My disinterested perception of this happy procession was brusquely interrupted by the loud irruptions of a sub-human howling, the source of which was unlocatable. It was howling as if from a dark, dank cave, where some deformed brute had been chained and tempted since time immemorial. The howling did not cease even after the last of the wedding party had disappeared from view.(Gillian Rose, Love’s Work)
Stoke Newington (not Hendon). “It was I who was howling, in utter dissociation from myself, the paroxysm provoked by the vivacious contrast between the environing judaism and the epiphany of protestants, the customary, laborious everydayness broken by the moment of marriage, the cloaks of the clandestine pious cleaved by the costumes of those weightless, redeemed beings”. It’s one of the moments in Love’s Work, a scandalous memoir whose lyrical (and wholly proper) self-absorption is torn at by passages of intense dissonance and tonal violence, that makes the hairs on the back of your neck stand up: it’s behind you! One might describe such dissonance using a term taken from music theory: simultaneous false relations, the grinding together of a note and its raised or flattened self, the fission of disjunct tonalities.
“Utter dissociation”: as when Rose, her bowel ravaged by malignant tumours, serenely describes her colostomy bag:
Deep brown, burnished shit is extruded from the bright, proud infoliation in a steady paste-like stream in front of you: uniform, sweet-smelling fruit of the body, fertile medium, not negative substance. It hangs hot in a bag, flush with the abdomen, with the raised temperature even of congealed life. This is to describe a new bodily function, not to redescribe the old. The organ of this facture has achieved that pipe-dream of humanity: evacuation of the body is far removed from the pudenda, pleasure and pain. There are no nerve-endings and there is no sensation in the stoma.
Facture? I had to look it up; it means making, poiesis. The foreign-sounding, erudite, Latinate terminology - “infoliation”, “abdomen”, “evacuation”, “pudenda” - does not merely garnish this discourse on shit, but punctuates it, breaks it up: “[i]t functions like a ham-slicing machine, removing portions from the associative flow: the anus and the flow of shit it cuts off…” (Anti-Oedipus). In other words, it substitutes for the missing anus, performs the functions of scission and dissociation, interrupts the “steady paste-like stream” of lyrical consciousness with irruptions from another world, another register.

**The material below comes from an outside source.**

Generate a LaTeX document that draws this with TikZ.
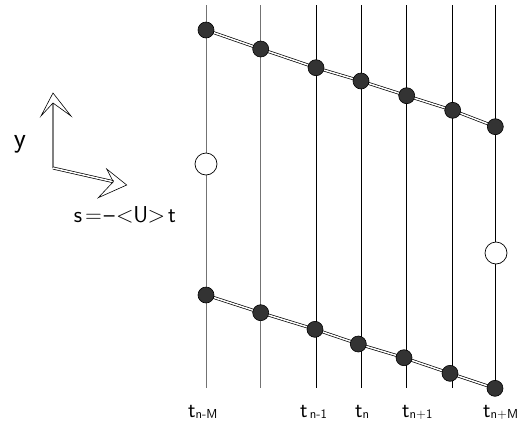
\documentclass[tikz,border=0pt]{standalone}
\usepackage{fontspec}
\pgfdeclarelayer{background}
\pgfsetlayers{background,main}
\begin{document}
\begin{tikzpicture}[x=1pt,y=-1pt,
  dot/.style={circle,draw=black,fill=black!80,minimum size=16pt,inner sep=0pt,line width=0.6pt},
  hole/.style={circle,draw=black,fill=white,minimum size=22pt,inner sep=0pt,line width=0.7pt},
  gline/.style={line width=0.9pt,draw=black!55},
  bline/.style={line width=0.8pt,draw=black},
  rail/.style={draw=black,line width=0.7pt,double=white,double distance=1.5pt},
  lab/.style={font=\sffamily\fontsize{22}{22}\selectfont,inner sep=0pt,anchor=base west},
  big/.style={font=\sffamily\fontsize{23}{23}\selectfont,inner sep=0pt},
  head/.style={draw=black,line width=0.6pt,line join=miter}]
\useasboundingbox (0,0) rectangle (517,424);
\newcommand{\tsub}[1]{t\raisebox{-1.5pt}{\fontsize{13}{13}\selectfont #1}}
\newcommand{\cell}[1]{\makebox[15.7pt]{#1}}
% open circles
\node[hole] (h1) at (206,164) {};
\node[hole] (h2) at (496,253) {};
% upper dots
\node[dot] (u1) at (206,30) {};
\node[dot] (u2) at (260.7,49) {};
\node[dot] (u3) at (316,67.7) {};
\node[dot] (u4) at (361,81) {};
\node[dot] (u5) at (406.7,95.7) {};
\node[dot] (u6) at (452.7,110.3) {};
\node[dot] (u7) at (495.3,126.7) {};
% lower dots
\node[dot] (l1) at (206,295) {};
\node[dot] (l2) at (260.7,312.7) {};
\node[dot] (l3) at (315,329.3) {};
\node[dot] (l4) at (358.3,344) {};
\node[dot] (l5) at (404,357.7) {};
\node[dot] (l6) at (450,373.3) {};
\node[dot] (l7) at (495,388.3) {};
\begin{pgfonlayer}{background}
% vertical time lines
\foreach \n/\x in {1/206,2/260.7}{
  \coordinate (T\n) at (\x,5); \coordinate (B\n) at (\x,388);
  \draw[gline] (T\n) -- (B\n);}
\foreach \n/\x in {3/316,4/361,5/406.7,6/452.7,7/495.3}{
  \coordinate (T\n) at (\x,5); \coordinate (B\n) at (\x,388);
  \draw[bline] (T\n) -- (B\n);}
\draw[rail] (u1.center) -- (u2.center) -- (u3.center) -- (u4.center) -- (u5.center) -- (u6.center) -- (u7.center);
\draw[rail] (l1.center) -- (l2.center) -- (l3.center) -- (l4.center) -- (l5.center) -- (l6.center) -- (l7.center);
\end{pgfonlayer}
% labels
\node[lab] (t1) at (188,417) {\tsub{n-M}};
\node[lab] (t3) at (300,417) {\tsub{\,n-1}};
\node[lab] (t4) at (355,417) {\tsub{n}};
\node[lab] (t5) at (402,417) {\tsub{n+1}};
\node[lab] (t7) at (483,417) {\tsub{n+M}};
% axes
\coordinate (o) at (53,168);
\coordinate (vn) at (53,103);
\coordinate (vt) at (53,93);
\coordinate (hn) at (113.3,181.7);
\coordinate (ht) at (126.7,185);
\draw[draw=black!50,line width=2.2pt] (o) -- (vn);
\draw[head] (vt) -- (41,116) -- (vn) -- (71,116) -- cycle;
\draw[rail] (o) -- (hn);
\draw[head] (ht) -- (106.7,169) -- (hn) -- (98.3,197.7) -- cycle;
\node[big,font=\sffamily\fontsize{28}{28}\selectfont] (ylab) at (20,144) {y};
\node[big] (slab) at (125,215) {\cell{s}\cell{=}\cell{\textendash}\cell{<}\cell{U}\cell{>}\cell{t}};
\end{tikzpicture}
\end{document}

This (the exception, the Fremdwort) is the rule throughout. If not medical terminology, then Freudian; or Hegelian; or theological (“jewish” or “protestant” or “jewish protestant”). The object is not merely the pedantic display of erudition, although perhaps it is also that (like all interlopers, Rose is never certain when her credentials should be displayed and when they should be disguised). It is to put the memoir to work, so that it is no longer the consoling fiction (Murdoch: “all that consoles is fake”) of a specular identity, but a virulence within the body of the archive, a machine that drives all the other machines. A monument that shakes itself apart.